Unitary quantum process tomography with unreliable pure input states

Quantum process tomography (QPT) methods aim at identifying a given quantum process. QPT is a major quantum information processing tool, since it allows one to characterize the actual behavior of quantum gates, which are the building blocks of quantum computers. The present paper focuses on the estimation of a unitary process. This class is of particular interest because quantum mechanics postulates that the evolution of any closed quantum system is described by a unitary transformation. The standard approach of QPT is to measure copies of a particular set of predetermined (generally pure) states after they have been modified by the process to be identified. The main problem with this setup is that preparing an input state and setting it precisely to a predetermined value is challenging and thus yields errors. These errors can be decomposed into a sum of centered errors (i.e., whose average on all the copies is zero) and systematic errors that are the same for all the copies.
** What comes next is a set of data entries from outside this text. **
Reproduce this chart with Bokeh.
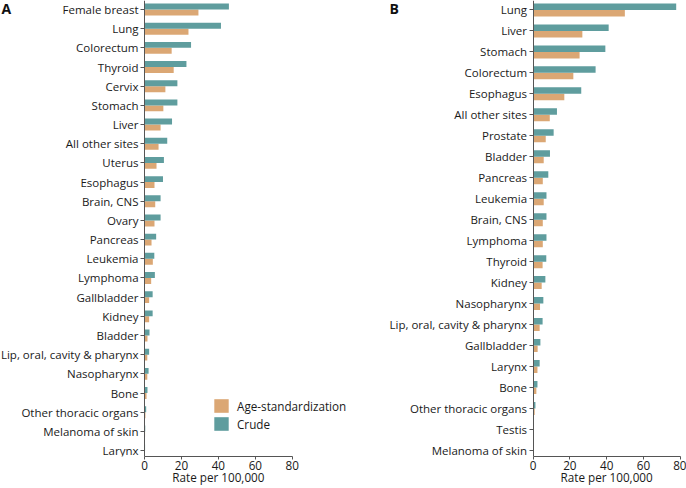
from bokeh.plotting import figure
from bokeh.layouts import row
from bokeh.models import (Range1d, FixedTicker, Legend, LegendItem, Label,
                          ColumnDataSource, LinearAxis)
from bokeh.embed import file_html
from bokeh.resources import INLINE

# ---------------- data ----------------
sites_A = ["Female breast", "Lung", "Colorectum", "Thyroid", "Cervix", "Stomach", "Liver",
           "All other sites", "Uterus", "Esophagus", "Brain, CNS", "Ovary", "Pancreas",
           "Leukemia", "Lymphoma", "Gallbladder", "Kidney", "Bladder",
           "Lip, oral, cavity & pharynx", "Nasopharynx", "Bone", "Other thoracic organs",
           "Melanoma of skin", "Larynx"]
crude_A = [45.7, 41.4, 25.2, 22.7, 17.8, 17.8, 14.9, 12.3, 10.5, 10.0, 8.7, 8.7, 6.3,
           5.3, 5.6, 4.4, 4.4, 2.7, 2.5, 2.2, 1.6, 0.9, 0.4, 0.3]
asr_A = [29.2, 23.8, 14.7, 15.8, 11.3, 10.2, 8.7, 7.6, 6.5, 5.4, 5.8, 5.4, 3.8,
         4.5, 3.6, 2.5, 2.5, 1.6, 1.5, 1.5, 1.1, 0.5, 0.3, 0.2]

sites_B = ["Lung", "Liver", "Stomach", "Colorectum", "Esophagus", "All other sites",
           "Prostate", "Bladder", "Pancreas", "Leukemia", "Brain, CNS", "Lymphoma",
           "Thyroid", "Kidney", "Nasopharynx", "Lip, oral, cavity & pharynx",
           "Gallbladder", "Larynx", "Bone", "Other thoracic organs", "Testis",
           "Melanoma of skin"]
crude_B = [77.8, 41.1, 39.3, 34.0, 26.2, 13.0, 11.2, 9.2, 8.3, 7.3, 7.3, 7.3, 7.2, 6.7,
           5.6, 5.2, 4.0, 3.6, 2.4, 1.3, 0.5, 0.5]
asr_B = [49.9, 26.8, 25.3, 21.9, 17.0, 9.1, 6.9, 5.8, 5.3, 5.8, 5.3, 5.3, 5.2, 4.7,
         3.8, 3.6, 2.5, 2.4, 1.8, 0.9, 0.3, 0.3]

x_ticks = [0, 20, 40, 60, 80]
x_title = "Rate per 100,000"
series_names = ["Age-standardization", "Crude"]

CRUDE_COLOR = "#5f9d9e"
ASR_COLOR = "#dba774"
FONT = "Open Sans"
TEXT = "#1a1a1a"
AXIS = "#555555"
H = 488
FS = "11.7px"
FS_Y = "11.5px"


def panel(sites, crude, asr, width, x_lo, x_hi, top_pad, bot_pad, letter, letter_dx,
          with_legend):
    n = len(sites)
    ypos = [n - 1 - i for i in range(n)]
    bh = 0.31
    y_top = n - 1 + top_pad
    p = figure(width=width, height=H, output_backend="svg", toolbar_location=None,
               x_range=Range1d(x_lo, x_hi), y_range=Range1d(-bot_pad, y_top),
               min_border_left=0, min_border_right=0,
               min_border_top=0, min_border_bottom=32)
    p.outline_line_color = None
    p.grid.visible = False
    p.background_fill_color = None
    p.border_fill_color = None

    src = ColumnDataSource(dict(
        y_c=[y + bh / 2 for y in ypos], y_a=[y - bh / 2 for y in ypos],
        crude=crude, asr=asr))
    r_a = p.hbar(y="y_a", right="asr", left=0, height=bh, source=src,
                 fill_color=ASR_COLOR, line_color=None)
    r_c = p.hbar(y="y_c", right="crude", left=0, height=bh, source=src,
                 fill_color=CRUDE_COLOR, line_color=None)

    # y axis, pinned at x = 0 inside the frame
    ya = p.yaxis[0]
    ya.fixed_location = 0
    ya.ticker = FixedTicker(ticks=ypos)
    ya.major_label_overrides = {y: s for y, s in zip(ypos, sites)}
    ya.minor_tick_line_color = None
    ya.major_tick_in = 0
    ya.major_tick_out = 4
    ya.major_label_standoff = 2
    ya.axis_line_color = AXIS
    ya.major_tick_line_color = AXIS
    ya.major_label_text_font = FONT
    ya.major_label_text_font_size = FS_Y
    ya.major_label_text_color = TEXT

    # x axis
    xa = p.xaxis[0]
    xa.bounds = (0, 80)
    xa.ticker = FixedTicker(ticks=x_ticks)
    xa.minor_tick_line_color = None
    xa.major_tick_in = 0
    xa.major_tick_out = 3
    xa.major_label_standoff = 1
    xa.axis_line_color = AXIS
    xa.major_tick_line_color = AXIS
    xa.major_label_text_font = FONT
    xa.major_label_text_font_size = FS
    xa.major_label_text_color = TEXT

    # axis title, centred under the 0-80 span
    xt = LinearAxis(ticker=FixedTicker(ticks=[40]), bounds=(0, 80),
                    major_label_overrides={40: x_title})
    xt.axis_line_color = None
    xt.major_tick_line_color = None
    xt.minor_tick_line_color = None
    xt.major_tick_in = 0
    xt.major_tick_out = 0
    xt.major_label_standoff = -4
    xt.major_label_text_font = FONT
    xt.major_label_text_font_size = FS
    xt.major_label_text_color = TEXT
    p.add_layout(xt, "below")

    lab = Label(x=x_lo, y=y_top, x_offset=letter_dx, y_offset=2, text=letter,
                text_font=FONT, text_font_style="bold", text_font_size="14px",
                text_color="#111111", text_baseline="top")
    p.add_layout(lab)

    if with_legend:
        leg = Legend(items=[LegendItem(label=series_names[0], renderers=[r_a]),
                            LegendItem(label=series_names[1], renderers=[r_c])],
                     location=(212, 24))
        leg.padding = 0
        leg.margin = 0
        leg.spacing = 1
        leg.border_line_color = None
        leg.background_fill_alpha = 0
        leg.glyph_width = 18
        leg.glyph_height = 17
        leg.label_height = 17
        leg.label_standoff = 7
        leg.label_text_font = FONT
        leg.label_text_font_size = FS
        leg.label_text_color = TEXT
        p.add_layout(leg)
    return p


pA = panel(sites_A, crude_A, asr_A, 380, -78.0, 127.8, 0.47, 0.31, "A", 1, True)
pB = panel(sites_B, crude_B, asr_B, 306, -82.9, 83.4, 0.45, 0.29, "B", 9, False)

layout = row(pA, pB)
open("out.html", "w").write(file_html(layout, INLINE))
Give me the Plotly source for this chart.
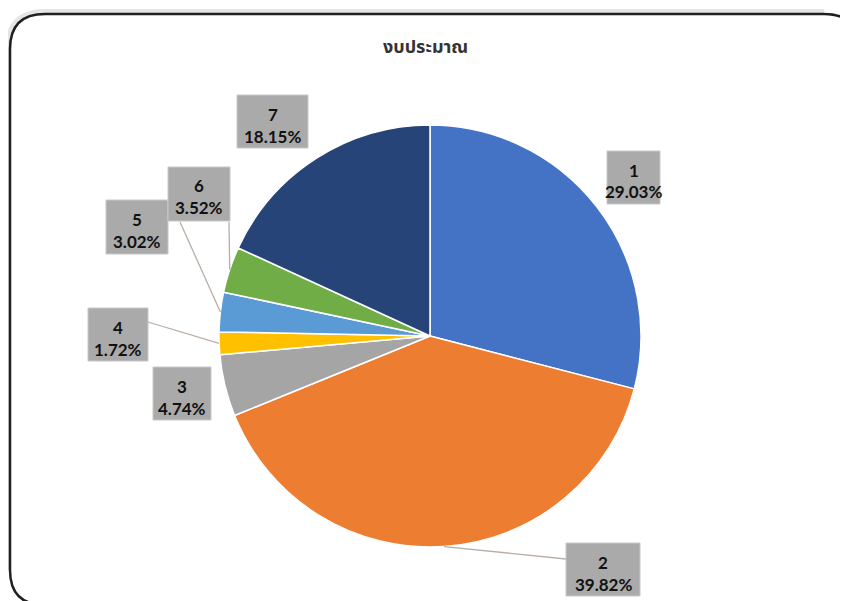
import math
import plotly.graph_objects as go

# ---- data ----
categories = ["1", "2", "3", "4", "5", "6", "7"]
values = [29.03, 39.82, 4.74, 1.72, 3.02, 3.52, 18.15]
colors = ["#4472C4", "#ED7D31", "#A5A5A5", "#FFC000", "#5B9BD5", "#70AD47", "#264478"]
title_text = "งบประมาณ"

# ---- layout geometry (pixels of the screenshot) ----
W, H = 848, 601
OFF = 8  # page body margin
CX, CY, R = 430, 336, 211

def px(x):
    return (x - OFF) / W

def py(y):
    return 1 - (y - OFF) / H

# label boxes: left, top, right, bottom (pixels)
label_box = {
    "1": (607, 151, 660, 204),
    "2": (566, 543, 640, 596),
    "3": (153, 367, 211, 420),
    "4": (88, 308, 148, 361),
    "5": (106, 200, 168, 254),
    "6": (168, 167, 230, 221),
    "7": (237, 95, 308, 148),
}
# where leader lines attach to the label boxes (pixels)
leader_end = {
    "2": (566, 559),
    "4": (148, 322),
    "5": (180, 222),
    "6": (229, 222),
}

fig = go.Figure()
fig.add_trace(go.Pie(
    labels=categories,
    values=values,
    sort=False,
    direction="clockwise",
    rotation=0,
    marker=dict(colors=colors, line=dict(color="white", width=1.5)),
    textinfo="none",
    hoverinfo="label+percent",
    showlegend=False,
    domain=dict(x=[px(CX - R), px(CX + R)], y=[py(CY + R), py(CY - R)]),
))

shapes = []
# frame (rounded rectangle)
x0, y0, x1, y1, rr = 10, 14, 859, 605, 35
def P(x, y):
    return f"{px(x)},{py(y)}"
path = (f"M {P(x0 + rr, y0)} L {P(x1 - rr, y0)} Q {P(x1, y0)} {P(x1, y0 + rr)} "
        f"L {P(x1, y1 - rr)} Q {P(x1, y1)} {P(x1 - rr, y1)} "
        f"L {P(x0 + rr, y1)} Q {P(x0, y1)} {P(x0, y1 - rr)} "
        f"L {P(x0, y0 + rr)} Q {P(x0, y0)} {P(x0 + rr, y0)} Z")
pathS = (f"M {P(x0 - 3, y1 - rr)} L {P(x0 - 3, y0 + rr)} Q {P(x0 - 3, y0 - 3)} {P(x0 + rr, y0 - 3)} "
         f"L {P(x1 - rr, y0 - 3)}")
shapes.append(dict(type="path", path=pathS, xref="paper", yref="paper",
                   line=dict(color="rgba(0,0,0,0.10)", width=4)))
shapes.append(dict(type="path", path=path, xref="paper", yref="paper",
                   line=dict(color="#231f20", width=2.5)))

# leader lines from slice midpoints on the rim, label boxes and texts
total = sum(values)
cum = 0.0
annotations = []
lab_font = dict(family="Lato, Open Sans, sans-serif", size=17, color="#111111", weight="bold")
for cat, v in zip(categories, values):
    mid = (cum + v / 2) / total * 2 * math.pi
    cum += v
    ex = CX + R * math.sin(mid)
    ey = CY - R * math.cos(mid)
    if cat in leader_end:
        lx, ly = leader_end[cat]
        shapes.append(dict(type="line", xref="paper", yref="paper",
                           x0=px(ex), y0=py(ey), x1=px(lx), y1=py(ly),
                           line=dict(color="#b8aea6", width=1.3)))
    bl, bt, br, bb = label_box[cat]
    shapes.append(dict(type="rect", xref="paper", yref="paper",
                       x0=px(bl), x1=px(br), y0=py(bb), y1=py(bt),
                       fillcolor="#aaaaaa", line=dict(color="#c8c8c8", width=1)))
    pct = v / total * 100
    xc = (bl + br) / 2
    annotations.append(dict(x=px(xc), y=py(bt + 19), xref="paper", yref="paper",
                            xanchor="center", yanchor="middle", showarrow=False,
                            text=cat, font=lab_font))
    annotations.append(dict(x=px(xc), y=py(bt + 41), xref="paper", yref="paper",
                            xanchor="center", yanchor="middle", showarrow=False,
                            text=f"{pct:.2f}%", font=lab_font))

annotations.append(dict(
    x=px(425), y=py(48), xref="paper", yref="paper", showarrow=False,
    xanchor="center", yanchor="middle",
    text=title_text,
    font=dict(family="Noto Sans Thai, Noto Sans, DejaVu Sans, sans-serif", size=18,
              color="#333333", weight="bold"),
))

fig.update_layout(
    width=W, height=H,
    margin=dict(l=0, r=0, t=0, b=0),
    paper_bgcolor="white",
    plot_bgcolor="white",
    shapes=shapes,
    annotations=annotations,
)
fig.write_html("out.html")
The latter is often the main source of error in QPT. The algorithm we introduce works for any input states that make QPT theoretically possible (i.e., unless there are several solutions due to, e.g., a lack of diversity in the input states). The fact that we do not require the input states to be precisely set to predetermined values means that we can use a trick to remove the issue of systematic errors by considering that some states' copies are unknown but measured before they go through the process to be identified. We achieve this by splitting the copies of each input state into several groups and measuring the copies of the kth group after they have successively been transferred through k instances of the process to be identified (each copy of each input state is used for only a single measurement). Using this approach, we can compute estimates of the measured states before and after they go through the process without using the knowledge we might have about the initial states. We test our algorithm with simulated data, and we assess its performance with a CNOT gate on a trapped -ions qubit quantum computer.